Directions for this task: Leave out all pictures. Return exactly the lines from the top of the material through the line containing "ax.spines[s].set_linewidth(1.3)".
----- Data lines -----
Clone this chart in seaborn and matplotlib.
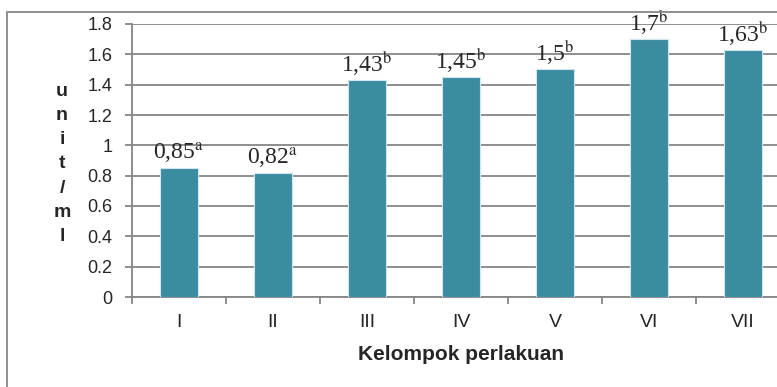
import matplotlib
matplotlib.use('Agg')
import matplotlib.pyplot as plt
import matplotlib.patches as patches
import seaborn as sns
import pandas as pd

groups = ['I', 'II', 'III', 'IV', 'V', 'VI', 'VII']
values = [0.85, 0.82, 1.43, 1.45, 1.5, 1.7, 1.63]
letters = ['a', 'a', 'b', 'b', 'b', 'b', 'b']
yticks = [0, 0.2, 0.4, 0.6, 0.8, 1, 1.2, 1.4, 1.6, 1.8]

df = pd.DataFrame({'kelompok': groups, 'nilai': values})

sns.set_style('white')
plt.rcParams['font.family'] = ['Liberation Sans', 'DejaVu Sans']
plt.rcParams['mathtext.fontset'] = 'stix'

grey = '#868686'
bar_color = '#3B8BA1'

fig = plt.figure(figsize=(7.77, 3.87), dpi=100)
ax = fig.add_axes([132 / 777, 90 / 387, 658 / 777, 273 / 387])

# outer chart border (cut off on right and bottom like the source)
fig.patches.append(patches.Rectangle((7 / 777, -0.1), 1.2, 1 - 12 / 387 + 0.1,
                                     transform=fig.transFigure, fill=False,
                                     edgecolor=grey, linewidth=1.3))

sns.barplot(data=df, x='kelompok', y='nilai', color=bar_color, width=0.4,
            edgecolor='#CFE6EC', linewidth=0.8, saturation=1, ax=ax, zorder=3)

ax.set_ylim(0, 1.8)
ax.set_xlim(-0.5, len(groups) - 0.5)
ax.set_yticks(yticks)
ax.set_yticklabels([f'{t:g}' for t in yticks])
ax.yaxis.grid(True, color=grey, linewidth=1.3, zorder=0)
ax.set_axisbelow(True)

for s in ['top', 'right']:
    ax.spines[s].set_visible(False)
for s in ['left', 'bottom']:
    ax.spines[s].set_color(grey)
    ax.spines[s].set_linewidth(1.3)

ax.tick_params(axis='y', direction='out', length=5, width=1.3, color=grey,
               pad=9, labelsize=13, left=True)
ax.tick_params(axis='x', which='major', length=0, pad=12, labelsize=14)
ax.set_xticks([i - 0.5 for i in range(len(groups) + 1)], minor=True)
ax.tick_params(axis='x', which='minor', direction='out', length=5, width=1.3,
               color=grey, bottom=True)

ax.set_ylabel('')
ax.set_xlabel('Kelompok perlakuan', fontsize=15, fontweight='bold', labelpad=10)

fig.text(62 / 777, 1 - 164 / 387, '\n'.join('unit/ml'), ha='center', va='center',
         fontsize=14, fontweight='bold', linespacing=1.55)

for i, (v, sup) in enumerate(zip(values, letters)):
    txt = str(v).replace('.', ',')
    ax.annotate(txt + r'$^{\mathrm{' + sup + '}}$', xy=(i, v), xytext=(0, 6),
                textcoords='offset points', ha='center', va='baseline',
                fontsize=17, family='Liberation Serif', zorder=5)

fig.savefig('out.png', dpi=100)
-----
Completed task:
Clone this chart in seaborn and matplotlib.
import matplotlib
matplotlib.use('Agg')
import matplotlib.pyplot as plt
import matplotlib.patches as patches
import seaborn as sns
import pandas as pd

groups = ['I', 'II', 'III', 'IV', 'V', 'VI', 'VII']
values = [0.85, 0.82, 1.43, 1.45, 1.5, 1.7, 1.63]
letters = ['a', 'a', 'b', 'b', 'b', 'b', 'b']
yticks = [0, 0.2, 0.4, 0.6, 0.8, 1, 1.2, 1.4, 1.6, 1.8]

df = pd.DataFrame({'kelompok': groups, 'nilai': values})

sns.set_style('white')
plt.rcParams['font.family'] = ['Liberation Sans', 'DejaVu Sans']
plt.rcParams['mathtext.fontset'] = 'stix'

grey = '#868686'
bar_color = '#3B8BA1'

fig = plt.figure(figsize=(7.77, 3.87), dpi=100)
ax = fig.add_axes([132 / 777, 90 / 387, 658 / 777, 273 / 387])

# outer chart border (cut off on right and bottom like the source)
fig.patches.append(patches.Rectangle((7 / 777, -0.1), 1.2, 1 - 12 / 387 + 0.1,
                                     transform=fig.transFigure, fill=False,
                                     edgecolor=grey, linewidth=1.3))

sns.barplot(data=df, x='kelompok', y='nilai', color=bar_color, width=0.4,
            edgecolor='#CFE6EC', linewidth=0.8, saturation=1, ax=ax, zorder=3)

ax.set_ylim(0, 1.8)
ax.set_xlim(-0.5, len(groups) - 0.5)
ax.set_yticks(yticks)
ax.set_yticklabels([f'{t:g}' for t in yticks])
ax.yaxis.grid(True, color=grey, linewidth=1.3, zorder=0)
ax.set_axisbelow(True)

for s in ['top', 'right']:
    ax.spines[s].set_visible(False)
for s in ['left', 'bottom']:
    ax.spines[s].set_color(grey)
    ax.spines[s].set_linewidth(1.3)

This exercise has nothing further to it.